There dictionary of the proper, slang and archaic words. There are dictionaries of euphemisms and those that the compare the difference between an electric torch or flashlight; a holiday and vacation; a resume and a curriculum vitae. In some a private school is actually public and a public school is private.

Some also tend to shed light on the changing nature of language. Where cute before is not cute as we know but something more clever and shrewd.

Dictionaries can also be a compilation of wits and comments displayed in an organized manner. The most of famous of these satirical dictionaries was written by Ambrose Bierce, who while observing the forcs of Pancho Villa in Mexico disappeared from the face of the Earth. Ambrose Bierce’s dictionary is one of ,y favorite dictionaries.
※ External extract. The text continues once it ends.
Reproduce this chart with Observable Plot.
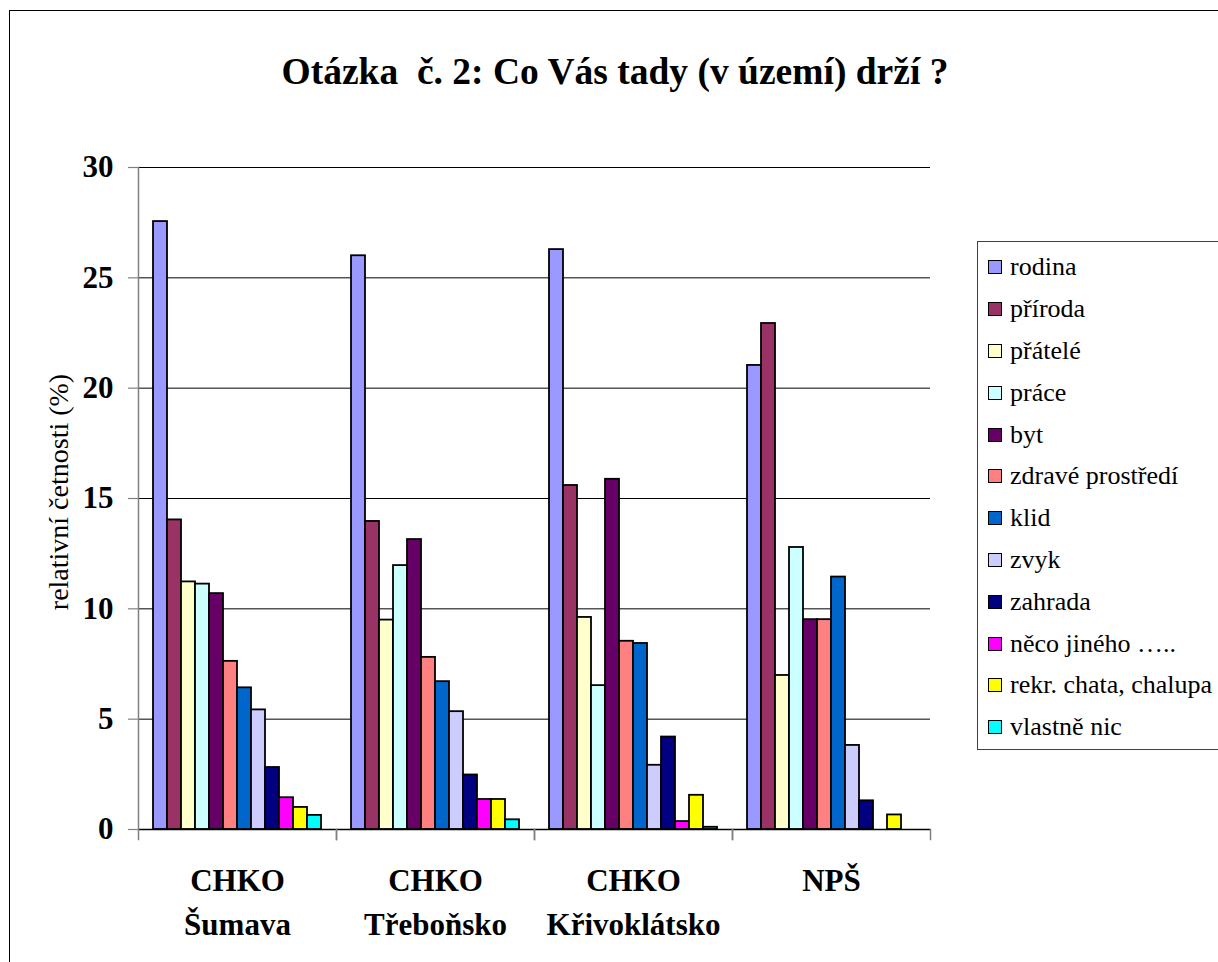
<!DOCTYPE html>
<html><head><meta charset="utf-8">
<script src="https://cdn.jsdelivr.net/npm/d3@7"></script>
<script src="https://cdn.jsdelivr.net/npm/@observablehq/plot@0.6"></script>
<style>
body{margin:0;background:#fff;overflow:hidden;}
#wrap{position:relative;width:1218px;height:962px;overflow:hidden;font-family:"Liberation Serif","Times New Roman",Tinos,"DejaVu Serif",serif;background:#fff;}
#outer{position:absolute;left:9px;top:10px;width:1400px;height:1200px;border:1.5px solid #000;box-sizing:border-box;}
#title{position:absolute;left:0;width:1230px;top:51px;text-align:center;font-weight:bold;font-size:37.5px;line-height:42px;white-space:pre;}
#ylab{position:absolute;left:59px;top:492px;transform:translate(-50%,-50%) rotate(-90deg);font-size:28px;white-space:nowrap;}
#legend{position:absolute;left:977px;top:241px;width:400px;height:509px;border:1.5px solid #404040;box-sizing:border-box;}
.li{position:absolute;left:0;height:30px;display:flex;align-items:center;font-size:26px;white-space:nowrap;}
.sw{width:12px;height:12px;border:1.5px solid #000;margin-left:10px;margin-right:8px;}
#chart{position:absolute;left:0;top:0;}
</style></head><body><div id="wrap"><div id="outer"></div><div id="title"></div><div id="ylab"></div><div id="chart"></div><div id="legend"></div></div>
<script>
const title = "Otázka  č. 2: Co Vás tady (v území) drží ?";
const yLabel = "relativní četnosti (%)";
const groups = ["CHKO\nŠumava", "CHKO\nTřeboňsko", "CHKO\nKřivoklátsko", "NPŠ"];
const categories = ["rodina", "příroda", "přátelé", "práce", "byt", "zdravé prostředí", "klid", "zvyk", "zahrada", "něco jiného …..", "rekr. chata, chalupa", "vlastně nic"];
const colors = ["#9999FF", "#993366", "#FFFFCC", "#CCFFFF", "#660066", "#FF8080", "#0066CC", "#CCCCFF", "#000080", "#FF00FF", "#FFFF00", "#00FFFF"];
const yTicks = [0, 5, 10, 15, 20, 25, 30];
const sumava = [27.55, 14.03, 11.22, 11.12, 10.69, 7.62, 6.42, 5.42, 2.81, 1.44, 1.0, 0.64];
const trebonsko = [26.0, 13.96, 9.49, 11.96, 13.14, 7.8, 6.7, 5.34, 2.47, 1.36, 1.36, 0.44];
const krivoklatsko = [26.28, 15.59, 9.61, 6.52, 15.87, 8.53, 8.43, 2.91, 4.19, 0.36, 1.55, 0.1];
const nps = [21.03, 22.93, 6.98, 12.78, 9.51, 9.51, 11.44, 3.81, 1.3, 0, 0.66, 0];

const series = [sumava, trebonsko, krivoklatsko, nps];
const rows = groups.flatMap((g, gi) => categories.map((c, ci) => ({group: g, cat: c, value: series[gi][ci]})));

document.getElementById("title").textContent = title;
document.getElementById("ylab").textContent = yLabel;

const serif = "'Liberation Serif', 'Times New Roman', Tinos, 'DejaVu Serif', serif";
const plotH = 962 - 167 - 133;
const chart = Plot.plot({
  width: 960, height: 962,
  marginLeft: 138, marginRight: 30, marginTop: 167, marginBottom: 133,
  style: {fontFamily: serif, background: "transparent", overflow: "visible", color: "black"},
  fx: {domain: groups, padding: 0},
  x: {domain: categories, paddingInner: 0, paddingOuter: 0.725, axis: null},
  y: {domain: [0, 30]},
  color: {domain: categories, range: colors},
  marks: [
    Plot.gridY(yTicks, {stroke: "black", strokeOpacity: 1, strokeWidth: 1}),
    Plot.barY(rows.filter(d => d.value > 0), {fx: "group", x: "cat", y: "value", fill: "cat", stroke: "black", strokeWidth: 1.8}),
    Plot.ruleY([0], {stroke: "black", strokeWidth: 1.5}),
    Plot.frame({anchor: "left", stroke: "#808080", strokeWidth: 1.5, insetTop: plotH, insetBottom: -10}),
    Plot.frame({anchor: "right", stroke: "#808080", strokeWidth: 1.5, insetTop: plotH, insetBottom: -10}),
    Plot.frame({anchor: "left", fx: [groups[0]], stroke: "#808080", strokeWidth: 1.5}),
    Plot.axisY(yTicks, {tickSize: 10, tickPadding: 15, fontSize: 31, fontWeight: "bold", stroke: "#808080", strokeWidth: 1.2, label: null}),
    Plot.axisFx({anchor: "bottom", tickSize: 0, tickPadding: 30, fontSize: 31, fontWeight: "bold", lineHeight: 1.42, label: null})
  ]
});
document.getElementById("chart").appendChild(chart);

const legend = document.getElementById("legend");
categories.forEach((c, i) => {
  const row = document.createElement("div");
  row.className = "li";
  row.style.top = (266.3 - 241 - 15 + 41.8 * i) + "px";
  const sw = document.createElement("div");
  sw.className = "sw";
  sw.style.background = colors[i];
  const t = document.createElement("span");
  t.textContent = c;
  row.appendChild(sw); row.appendChild(t);
  legend.appendChild(row);
});
</script></body></html>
A publishe a long long long time ago – originally entitled The Cynic’s Word Book in 1906 it was published as The Devil’s Dictionary in 1911.

ME, pro.
The objectionable case of I. The personal pronoun in English has three cases, the dominative, the objectionable and the oppressive. Each is all three.

APOLOGIZE, v.i.
To lay the foundation for a future offence.

DICTIONARY, n.
A malevolent literary device for cramping the growth of a language and making it hard and inelastic. This dictionary, however, is a most useful work.